**Exercise**:
Print the material below exactly as it stands, please, from its first line to the line holding "import * as", with no pictures.

**Listed entries**:
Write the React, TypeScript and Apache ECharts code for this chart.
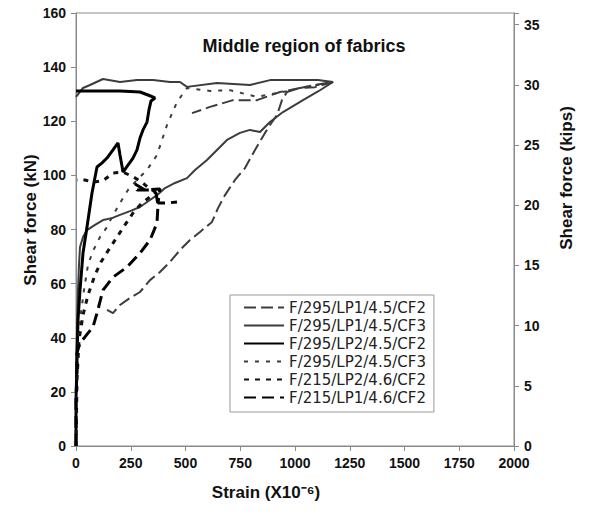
import React, { useEffect, useRef } from "react";
import * as echarts from "echarts";

// Strain (x10^-6) vs shear force (kN) pairs for each specimen
const f295Lp1Cf2: [number, number][] = [
  [141.5, 50.3], [168.9, 49.1], [200.9, 52.1], [246.6, 54.7], [292.2, 56.9], [337.9, 61.3],
  [383.5, 64.3], [429.2, 68.0], [474.9, 72.4], [520.5, 76.1], [566.2, 79.1], [621.0, 82.8],
  [648.4, 87.9], [680.3, 92.7], [726.0, 98.3], [771.7, 102.7], [817.3, 109.4], [863.0, 115.7],
  [894.9, 119.7], [917.8, 122.3], [940.6, 127.8], [963.4, 130.8], [1022.8, 132.3],
  [1091.3, 133.4], [1173.5, 134.5], [1091.3, 132.6], [1022.8, 132.3], [931.5, 130.8],
  [826.4, 127.8], [716.9, 127.8], [611.8, 125.3], [529.7, 123.0],
];

const f295Lp1Cf3: [number, number][] = [
  [0, 0], [0, 24.4], [4.6, 42.9], [9.1, 57.6], [13.7, 66.9], [18.3, 73.5], [32.0, 77.2],
  [50.2, 79.8], [86.8, 81.7], [123.3, 83.5], [164.4, 84.2], [200.9, 85.4], [246.6, 86.8],
  [292.2, 88.3], [337.9, 90.9], [369.8, 92.7], [406.4, 95.3], [452.0, 97.2], [506.8, 99.0],
  [543.4, 102.0], [598.1, 105.7], [643.8, 109.4], [689.5, 113.1], [748.8, 115.7],
  [794.5, 116.8], [840.1, 116.0], [885.8, 119.7], [945.2, 123.4], [1036.5, 127.8],
  [1105.0, 131.0], [1173.5, 134.5], [1105.0, 135.2], [1036.5, 135.2], [885.8, 135.2],
  [794.5, 133.4], [643.8, 134.1], [506.8, 132.7], [474.9, 134.5], [429.2, 134.5],
  [352.0, 135.2], [278.5, 135.2], [200.9, 134.5], [123.3, 135.6], [63.9, 133.4],
  [32.0, 132.3], [0, 129.0],
];

const f295Lp2Cf2: [number, number][] = [
  [0, 0], [0, 17.0], [4.6, 31.8], [9.1, 46.6], [18.3, 57.6], [32.0, 71.3], [50.2, 80.9],
  [73.0, 93.5], [95.9, 103.1], [119.0, 104.6], [141.5, 106.4], [168.9, 109.4], [191.8, 112.0],
  [200.9, 107.5], [210.0, 103.5], [214.6, 101.2], [237.4, 103.8], [260.3, 106.4],
  [278.5, 109.4], [292.2, 113.8], [306.0, 116.8], [324.2, 119.7], [333.0, 124.1],
  [342.5, 127.5], [360.7, 128.6], [328.8, 129.7], [292.2, 130.8], [200.9, 131.2],
  [109.6, 131.2], [0, 131.2],
];

const f295Lp2Cf3: [number, number][] = [
  [0, 0], [0, 17.0], [9.1, 35.5], [18.3, 46.6], [36.5, 57.6], [54.8, 66.9], [77.6, 72.1],
  [109.6, 77.2], [141.5, 80.9], [164.4, 84.6], [200.9, 89.8], [237.4, 94.6], [278.5, 98.3],
  [324.2, 102.0], [369.8, 107.5], [415.5, 118.6], [461.2, 127.1], [484.0, 129.7],
  [506.8, 132.3], [612.0, 131.2], [703.0, 131.5], [826.0, 129.0], [945.2, 130.8],
  [1068.0, 133.0], [1150.0, 134.0],
];

const f215Lp2Cf2: [number, number][] = [
  [0, 0], [4.6, 24.4], [13.7, 39.2], [32.0, 48.4], [54.8, 55.8], [86.8, 63.2], [114.2, 68.0],
  [146.1, 72.1], [187.2, 77.2], [223.7, 81.7], [260.3, 86.1], [301.4, 89.8], [337.9, 92.0],
  [360.0, 94.0], [329.0, 95.5], [301.4, 97.5], [260.3, 99.5], [214.6, 101.2], [168.9, 100.9],
  [123.3, 98.0], [77.6, 97.5], [41.1, 98.3], [4.6, 98.3],
];

const f215Lp1Cf2: [number, number][] = [
  [0, 0], [0, 17.0], [4.6, 28.1], [4.6, 34.4], [18.3, 38.1], [41.1, 40.3], [77.6, 44.0],
  [95.9, 49.1], [123.3, 57.6], [168.9, 62.4], [232.9, 66.1], [292.2, 71.3], [337.9, 76.1],
  [369.8, 82.4], [374.4, 89.1], [365.3, 93.5], [337.9, 94.6], [278.5, 94.6], [269.4, 96.8],
  [315.1, 94.6], [383.5, 95.0], [374.4, 89.8], [420.1, 89.8], [461.2, 90.2],
];

const seriesNames = [
  "F/295/LP1/4.5/CF2",
  "F/295/LP1/4.5/CF3",
  "F/295/LP2/4.5/CF2",
  "F/295/LP2/4.5/CF3",
  "F/215/LP2/4.6/CF2",
  "F/215/LP1/4.6/CF2",
];

const seriesData = [f295Lp1Cf2, f295Lp1Cf3, f295Lp2Cf2, f295Lp2Cf3, f215Lp2Cf2, f215Lp1Cf2];

const lineStyles = [
  { color: "#3c3c3c", width: 2, type: [12, 5] },
  { color: "#3c3c3c", width: 2, type: "solid" },
  { color: "#000000", width: 3, type: "solid" },
  { color: "#3c3c3c", width: 2, type: [4, 7] },
  { color: "#111111", width: 3, type: [5, 6] },
  { color: "#000000", width: 3, type: [12, 6] },
];

const xTicks = { min: 0, max: 2000, interval: 250 };
const kNRange = { min: 0, max: 160, interval: 20 };
const KN_PER_KIP = 4.448;

const FONT = "'Liberation Sans', Arial, sans-serif";

export default function App() {
  const ref = useRef<HTMLDivElement>(null);

  useEffect(() => {
    if (!ref.current) return;
    const chart = echarts.init(ref.current, undefined, { renderer: "svg" });

    const axisLine = { show: true, lineStyle: { color: "#8a8a8a", width: 1 } };
    const axisTick = { show: true, inside: false, length: 5, lineStyle: { color: "#8a8a8a" } };
    const tickLabel = {
      color: "#111",
      fontFamily: FONT,
      fontWeight: "bold" as const,
      fontSize: 14,
      formatter: (v: number) => String(v),
    };

    chart.setOption({
      animation: false,
      backgroundColor: "#ffffff",
      grid: { left: 76, right: 75, top: 13, bottom: 72, show: true, borderColor: "#8a8a8a", borderWidth: 1 },
      xAxis: {
        type: "value",
        ...xTicks,
        axisLine,
        axisTick,
        splitLine: { show: false },
        axisLabel: { ...tickLabel, margin: 10 },
      },
      yAxis: [
        {
          type: "value",
          ...kNRange,
          axisLine,
          axisTick,
          splitLine: { show: false },
          axisLabel: { ...tickLabel, margin: 10 },
        },
        {
          type: "value",
          position: "right",
          min: 0,
          max: kNRange.max / KN_PER_KIP,
          interval: 5,
          axisLine,
          axisTick,
          splitLine: { show: false },
          axisLabel: {
            ...tickLabel,
            margin: 10,
            formatter: (v: number) => (Math.abs(v - Math.round(v)) < 1e-6 ? String(v) : ""),
          },
        },
      ],
      legend: {
        orient: "vertical",
        left: 230,
        top: 295,
        data: seriesNames,
        itemWidth: 40,
        itemHeight: 14,
        itemGap: 3,
        padding: [5, 8, 7, 13],
        backgroundColor: "#ffffff",
        borderColor: "#999999",
        borderWidth: 1,
        itemStyle: { opacity: 0 },
        textStyle: {
          color: "#222",
          fontFamily: "'DejaVu Sans', sans-serif",
          fontSize: 15,
          lineHeight: 15,
        },
      },
      graphic: [
        {
          type: "text",
          x: 304,
          y: 46,
          style: {
            text: "Middle region of fabrics",
            fill: "#111",
            font: `bold 18px ${FONT}`,
            align: "center",
            verticalAlign: "middle",
          },
        },
        {
          type: "text",
          x: 266,
          y: 492,
          style: {
            text: "Strain (X10⁻⁶)",
            fill: "#111",
            font: `bold 17px ${FONT}`,
            align: "center",
            verticalAlign: "middle",
          },
        },
        {
          type: "text",
          x: 30,
          y: 220,
          rotation: Math.PI / 2,
          style: {
            text: "Shear force (kN)",
            fill: "#111",
            font: `bold 17px ${FONT}`,
            align: "center",
            verticalAlign: "middle",
          },
        },
        {
          type: "text",
          x: 566,
          y: 178,
          rotation: Math.PI / 2,
          style: {
            text: "Shear force (kips)",
            fill: "#111",
            font: `bold 17px ${FONT}`,
            align: "center",
            verticalAlign: "middle",
          },
        },
      ],
      series: seriesNames.map((name, i) => ({
        name,
        type: "line",
        yAxisIndex: 0,
        data: seriesData[i],
        symbol: "none",
        showSymbol: false,
        smooth: false,
        lineStyle: lineStyles[i],
        itemStyle: { color: lineStyles[i].color },
        z: 2,
      })),
    });

    return () => chart.dispose();
  }, []);

  return <div ref={ref} style={{ width: 589, height: 518, margin: -8 }} />;
}
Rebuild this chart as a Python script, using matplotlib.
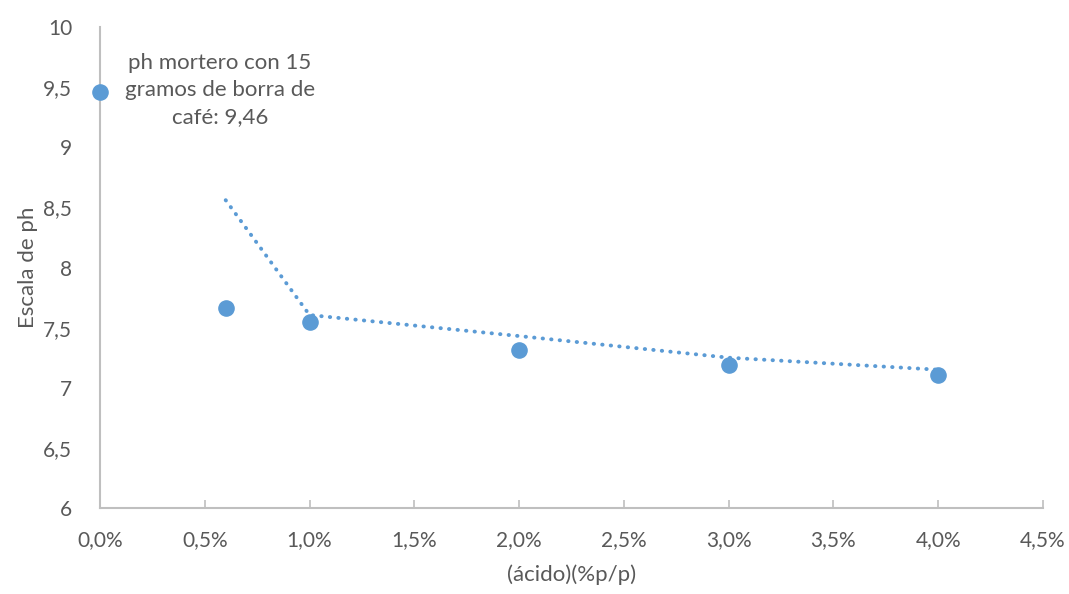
import numpy as np
import matplotlib.pyplot as plt
from matplotlib.ticker import FuncFormatter

# datos
acido = [0.0, 0.006, 0.010, 0.020, 0.030, 0.040]
ph = [9.46, 7.66, 7.55, 7.31, 7.19, 7.11]

# media movil de 2 periodos (linea de tendencia)
ph_mm = [(ph[i - 1] + ph[i]) / 2 for i in range(1, len(ph))]
acido_mm = acido[1:]

azul = '#5b9bd5'
gris = '#595959'
eje = '#bfbfbf'

plt.rcParams['font.family'] = ['Lato', 'DejaVu Sans']

fig = plt.figure(figsize=(10.69, 5.94), dpi=100)
ax = fig.add_axes([0.0935, 0.1448, 0.8822, 0.8097])

ax.plot(acido_mm, ph_mm, color=azul, lw=2.8, linestyle=(0, (0.1, 2.1)),
        dash_capstyle='round', zorder=2)
ax.scatter(acido, ph, s=120, color=azul, zorder=3, clip_on=False)

ax.annotate('ph mortero con 15\ngramos de borra de\ncafé: 9,46', xy=(acido[0], ph[0]),
            xytext=(220, 594 - 90), textcoords='figure pixels', ha='center', va='center',
            fontsize=16, color=gris, linespacing=1.45)

ax.set_xlim(0, 0.045)
ax.set_ylim(6, 10)
ax.set_xticks(np.arange(0, 0.0451, 0.005))
ax.set_yticks(np.arange(6, 10.01, 0.5))
ax.xaxis.set_major_formatter(FuncFormatter(lambda v, p: f'{v * 100:.1f}%'.replace('.', ',')))
ax.yaxis.set_major_formatter(FuncFormatter(lambda v, p: f'{v:g}'.replace('.', ',')))

for s in ['top', 'right']:
    ax.spines[s].set_visible(False)
for s in ['left', 'bottom']:
    ax.spines[s].set_color(eje)
    ax.spines[s].set_linewidth(1.5)

ax.tick_params(axis='x', direction='in', length=6, width=1.2, color=eje,
               labelsize=15, labelcolor=gris, pad=16)
ax.tick_params(axis='y', length=0, labelsize=15, labelcolor=gris, pad=20)

ax.set_xlabel('(ácido)(%p/p)', fontsize=16, color=gris, labelpad=10)
ax.set_ylabel('Escala de ph', fontsize=16, color=gris, labelpad=4)

plt.savefig('out.png', dpi=100)
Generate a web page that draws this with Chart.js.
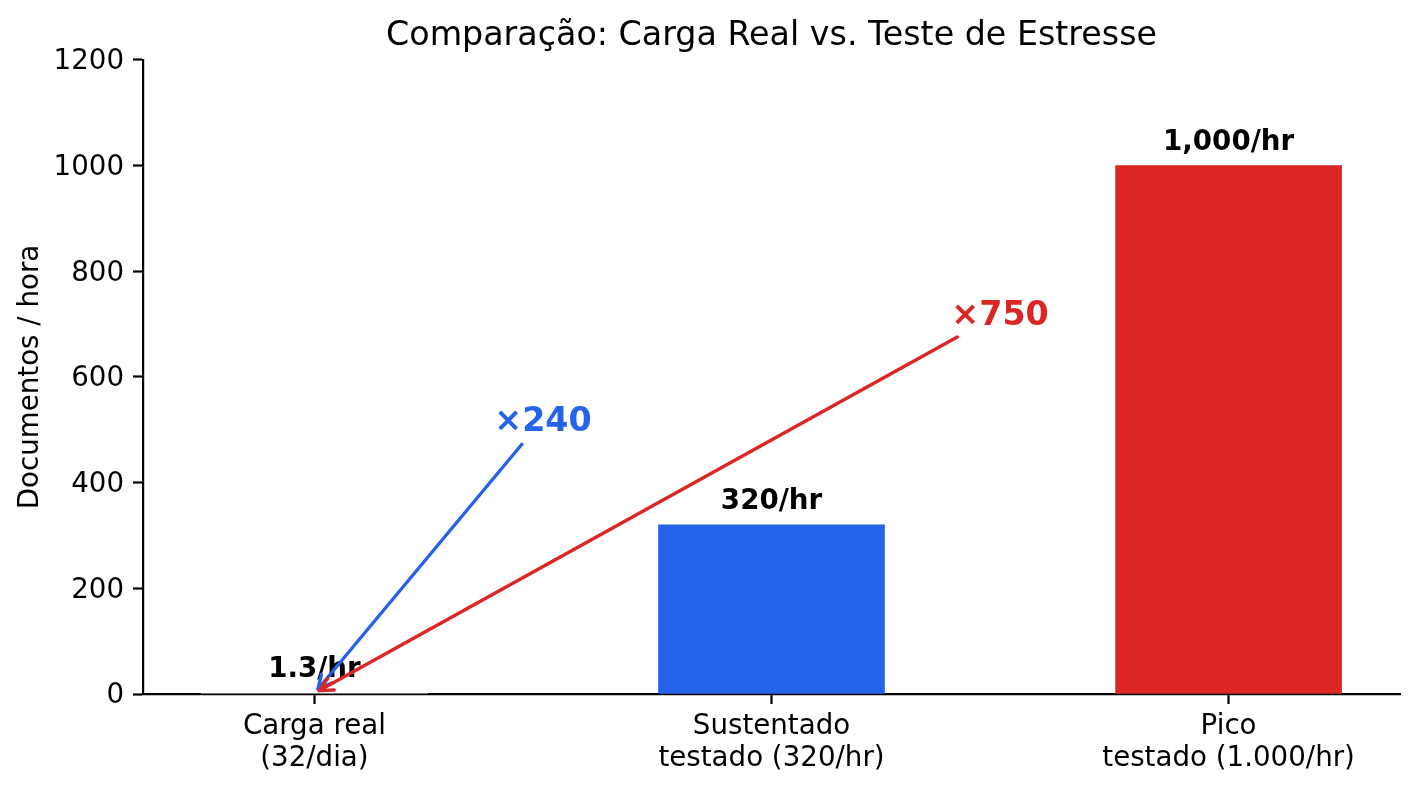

**Task answer**:
Write the React, TypeScript and Apache ECharts code for this chart.
import React, { useEffect, useRef } from "react";
import * as echarts from "echarts";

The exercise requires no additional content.